On Christmas day, of this year, the abbot came by the retreat house office, asking me to please talk to an elderly woman who seemed confused and may need some help. She was parked in our parking lot that is next to our gatehouse. It was around 7 PM when I went out to speak to her. There was only one car in the parking-lot so it was easy to know where to go.
She was an elderly woman and as soon as she rolled down the window, I knew that I was going to like her. She was not guarded, or afraid, and it put me at ease. She owned a nice car and she was well dressed. She also had a little dog, a pigmy terrier of some sort. She greeted me warmly, and I asked her if she was ok.
She responded in the affirmative and started to chat with me. It did not take long for me to understand that she was in a confused state of mind, at least when it came to expressing what she was going through. My heart went out to her. She being by herself on Christmas-Day. She assured me that she had a room in Conyers and has been in the area for a week. I believed her because of the way she was dressed as well as her car. She just wanted to stay in the parking-lot for the night, for she was afraid to go out now that it was dark, because ‘they’ would harm her. I tried to tell her that the gate was locked at night and it was getting cold. She responded that she likes being in her car and that she had plenty of gas to keep the car-running and stay “cozy and warm”. I could tell that to force her off the property would do her no good and could actually cause her to have an accident, if she really believed (I had no reason that she did not) that ‘they’ were after her. So I said that she could stay and went back in.
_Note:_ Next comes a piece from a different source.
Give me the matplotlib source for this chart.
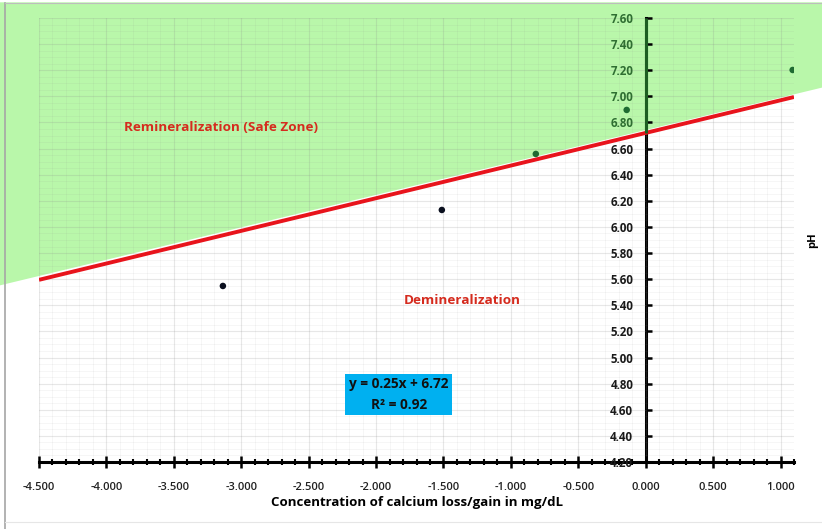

I called the abbot and let him know what I did, but I also said that I was going to call the police, and to ask them to please come by a couple of times for a ‘welfare’ check on her. He agreed. I went back to my room and notified the police of the situation. The assured me they would come by and make sure she was safe a few times that night. Afterwards, I became concerned that the police may scare her, or that they may make her leave. It is so hard to know actually what to do in these kinds of situations.
After Compline, which is at 7:30 PM, the last prayer (divine office of the day), I went to the retreat house kitchen and got some items for her to snack on. Also some water and a couple of shakes for her to drink on. I went out and brought the water and other food items to her. She was grateful, especially for the water. She also, to my relief, actually thanked me for alerting the police to her being in our parking-lot for the night. I told her that I was concerned because it was so cold and wanted her to be safe. She said that they sent a very nice lady policewoman to check up on her (a thoughtful touch for sure), who let her know that she would come by a couple of times while she was doing her rounds.
She liked to talk and we did so for about 15 or twenty minutes. She was a kind woman I got that right away, but troubled. I had the feeling that her family was looking for her, and worried, but was afraid to ask her for any family names and phone numbers, since she may have fled if she thought I was working with them. It was one of those situations that I could only do so much….which is true of any human situation.
People come to the Monastery for many reasons. Most come just to visit, others come for retreat and perhaps to talk to one of the monks about this or that. Many come on a regular basis and I have the honor of knowing many of them. One thing I have learned, “All God’s children have troubles”, and it is one reality that can make us understand that we can always be of help to someone around us. Some, we may know and love, others just pass by. However, I never forget those who ‘pass-by’ like this beautiful elderly lady, whose name is, by the way, ‘Peggy’. I hope she finds her way back to her family, or to a safe place where she will be taken care of.
None of us really plan where we end up in many situations that come into our lives. For all I know I could one day end up wandering around, needing someone to just listen a bit and perhaps give a little kindness’. The human condition is a fragile one. So is our mental health.
Some we can help only once, others perhaps more often, and then the few that we seemed called to help over the long haul. Some will be truthful, some will take advantage, but in the end, it does not matter. For each is a child of God and Christ dwells in their hearts as well. Even those who take advantage, and with whom I have to set up boundaries, their lives are harsh and hard. For in using others they only cement themselves more deeply in a style of life that becomes more and more of a burden to themselves. For they are often left alone since they cannot be trusted.
I have to tell myself over and over again, that I can’t save anyone, or change them, but I can be there if it is only for a very short time, like with Peggy. Yet she will never be forgotten and in God’s eyes, she is His beloved daughter.
One thing I have learned. To seek to grow in love of others, which I believe often flows from our love of God (if a believer), keeps the heart fleshy, it does not become hard and bitter. Though if helping others is fed by compulsion the heart will have to build walls of protection which can cause the heart to go numb or angry/bitter. Grace is at work in every heart I believe, in believers as well as unbelievers. It is a reality that goes way above my pay grade to understand, yet I see grace at work in everyone I meet. Perhaps the only reason we are here is to help one another. When we don’t, we then get the type of world we live in. There is no easy answer, yet to grow in the love of God and others is a good start…..grace builds on grace.
I have learned that I can’t help everyone. Another lesson that I have taken to heart, is to listen to my ‘gut’. Don’t know how that works, but over time I have grown in respect for its innate intelligence when dealing with those whom I meet.